Ferrari: il dito, la luna e gli osservatori ciechi

La Ferrari sprofonda e parte la solita corsa a individuare il colpevole di turno. Se si evitasse di nuotare sul pelo dell’acqua si capirebbe che forse i problemi sono più a fondo

In Ferrari le cose girano male. Malissimo. Il Gran Premio di Gran Bretagna è stata una scoppola, l’ennesima, per un team che ha smarrito la bussola e che, per dirla alla Carlos Sainz che non si disunisce nelle difficoltà rimanendo sempre estremamente lucido, ha “perso due mesi di sviluppo”. 

Se il bandolo della matassa verrà individuato lo capiremo solo nei prossimi appuntamenti iridati. Silverstone è stata una mega raccolta dati che ora andranno analizzati per trovare schemi operativi sensati e che sappiano tirar fuori la SF-24 dal baratro tecnico in cui è precipitata.

Quando in Ferrari la mestizia regna sovrana parte la solita, tediosa, caccia al colpevole. Esercizio tanto amato da certi osservatori giustizialisti che provano ad ammantarsi di garantismo nelle loro uscite social ma che, in realtà, sono i primi a girare con i forconi in una mano e le molotov nell’altra. Ogni riferimento a certi narratori è puramente voluto. 

Cosa c’è di più confortevole per il tifoso (ma anche per il presunto analista che non sa mondarsi dalle sue passioni perdendo lucidità e di conseguenza capacità valutativa) dell’individuare ogni volta un colpevole diverso per giustificare le debacle della sua squadra del cuore?

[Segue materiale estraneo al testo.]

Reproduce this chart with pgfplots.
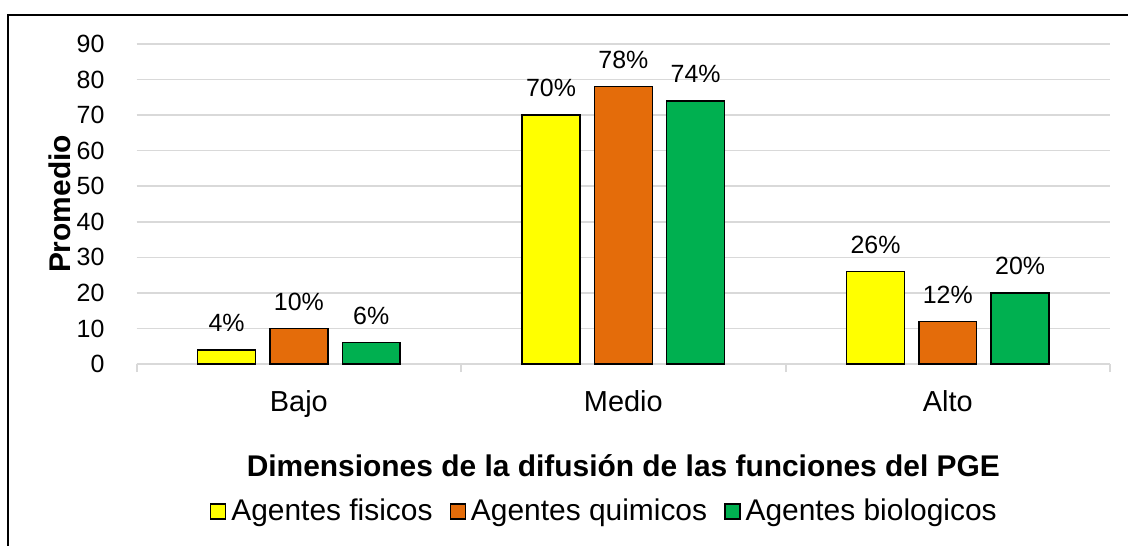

In principio (giusto per circoscrivere l’indagine storica all’epoca delle vetture a effetto suolo) fu Mattia Binotto. L’ingegnere di Losanna come la causa di ogni male. Un mantra martellante proferito dai soliti noti che, come la goccia cinese, ha scavato il cervello di chi doveva decidere dei fatti rossi e che ha di conseguenza provveduto a un licenziamento per direttissima nascosto da dimissioni spontanee e concordate.

Binotto Aston Martin
Mattia Binotto, ex team principal Ferrari

Disclaimer: chi scrive non ha intenzione di rivalutare Binotto, ha solo lo scopo di spiegare che in quel covo di serpi che è la Gestione Sportiva (che nessuno s’offenda se si usano espressioni dure ma fortemente fotografanti), spesso, si ammazzano gli uomini che soccombono al contesto. 

Ecco, è l’ambiente che non funziona. Quando lo si capirà sarà sempre troppo tardi. Oggi è il turno di Enrico Cardile. Sì, sicuramente l’ingegnere ha “cannato” gli sviluppi, ma ritenerlo il solo colpevole è ridicolo. Così come dargli del mezzo traditore perché sceglie (pare) Aston Martin per il suo futuro professionale.

Dove l’abbiamo già vista concretizzarsi questa dinamica? Non vi soggiunge nulla alla mente? Vi aiuto io: è successo con David Sanchez. L’ingegnere, poco dopo l’avvio della stagione 2023, mollò Maranello per legarsi alla McLaren dopo un necessario gardening. Questo accadde sotto la gestione Vasseur, il cuoco trasformatosi in lavapiatti, il demone che diventa innocuo puttino. 

Come anticipato per Binotto, mutatis mutandis, questo non vuole essere un esercizio che disabilita il manager francese. Se Sanchez è andato via nel bel mezzo della burrasca e se Cardile fa lo stesso quando le acque riprendono a farsi tumultuose non è colpa del buon Fred, ma di un sistema condizionato da ataviche problematiche che non è possibile spazzar via in un anno e mezzo.

Chiaramente Vasseur ha le sue responsabilità, come ne aveva Binotto, ma è presto per prendere legno, chiodi e corde e crocifiggerlo. Ma la fiducia ha una data di scadenza e presto la GeS deve darsi una struttura efficiente ed efficace. Altrimenti anche Fred, che gode ancora di una stampa amica, diventerà l’orco cattivo per i nostri fini osservatori del nulla osservanti, per i prodi direttori che non dirigono e per i soliti ingegneri che poco comprendono e che hanno trovato in Enrico Cardile il nuovo capro espiatorio.

Soggetti che forse giocano un ruolo per tenersi buono chi ogni tanto passa mezza notizia – spesso rotta e infondata – comprandosi una  dignità professionale che, evidentemente, ha un prezzo molto basso.